In other book news, I went to the library yesterday and, as expected, they had 1 of the 10 books I went in specifically looking for. Let that sink in. I went in looking for 10 books (which is a lot, admittedly) -none of them are rare books. None of them are particularly obscure. You know which one they had? Walden Two. My public library does not even possess a copy of Ender's Game. It wasn't checked out (or missing, a la Generation X, thanks to a certain someone I know), they just don't have it. How they get away with not having one of the most influential sci-fi books around, I don't know. They have plenty of copies of awful books that no one will ever read ever in a million years (not even me for the sake of a review. Okay maybe me), but not Ender's Game. They don't have Population Bomb -or On The Road by Jack Kerouac.

I speak sincerely when I ask with great gusto and much shaking of hands, what the fuck?!

I go to my local library a lot. No, really. I'm there about 2x a week on average, and that's 2x checking out new things (or trying to), not taking stuff back. It's not a bad looking library. It's got nice big windows and it's well-lit. The books and shelves are getting a bit worn, but they disguise that by constantly moving sections around so that if you don't go for a couple of months, when you come back nothing makes any sense whatsoever. There will be Christian Fiction where the Anne Rice used to be (Christian Fiction, by the way, is something that confuses me. Is it just overtly preachy? Why can't it just be moral fiction? Where's the Hindu Fiction?), and that's a little bit trippy. Speaking of Anne Rice, I finally, finally, on my umpteenth attempt, managed to snag one of the two copies of Interview With The Vampire that the library has. I've been trying, 2x/week since June 12 to get one.

Yeah.

My library is not good. It's never been good, although I may at some point have been under the impression that it was, since when I was about 12 I used to check out pretty much the same 5 or 6 books every time I went and I would just buy everything else from B. Dalton (another rant for another day. I do have to go to work at some point this morning). This is even before funding got shafted.
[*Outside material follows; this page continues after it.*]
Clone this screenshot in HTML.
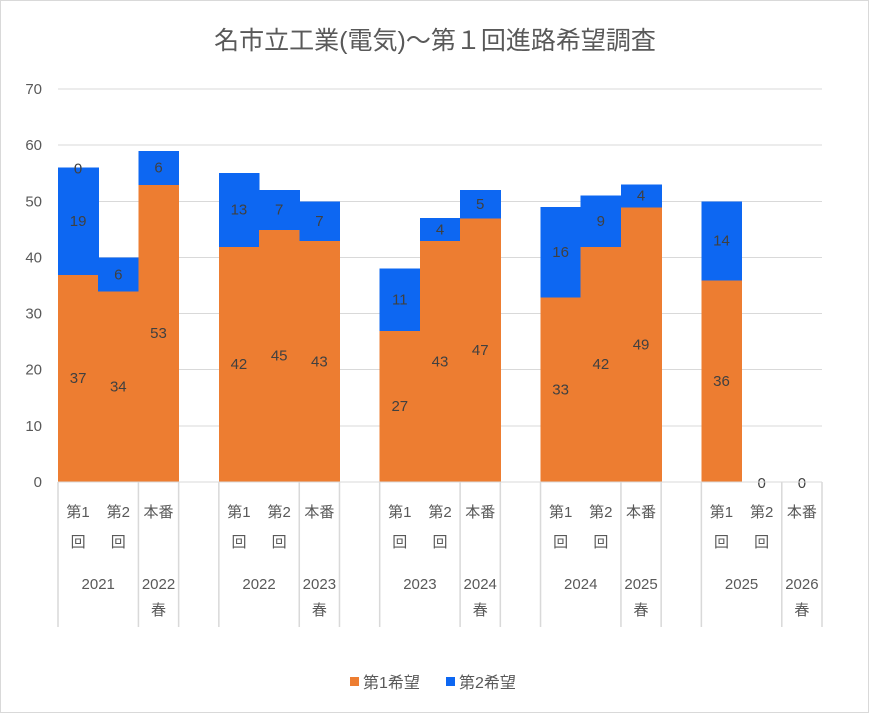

I really don't know what can be done about a shit-tastic library. Anyone have ideas? I'm considering trying Paperback Swap, despite it costing me in postage. It'll save on gas and (possibly) time and frustration. Does anyone have experience with it? Good? Bad? Some in between or extreme? Are there other sources you've found besides the library for inexpensive books? My income is small and quickly exhausted, despite me only buying coffee and books and occasionally a necessary item of clothing.

The used bookstores in Findlay aren't really calling to me at this point (although I have reviewed them) since the people I know who frequent them do so to get a new stash of trashy romance novels. While I have nothing personally against trashy romance novels -aside from their being trashy romance novels- I don't particularly want to read them.

So! Today went up the review of TTTM + Frankenstein. Maybe Friday will be something new, if you're lucky. Like The Great Gatsby. We'll see!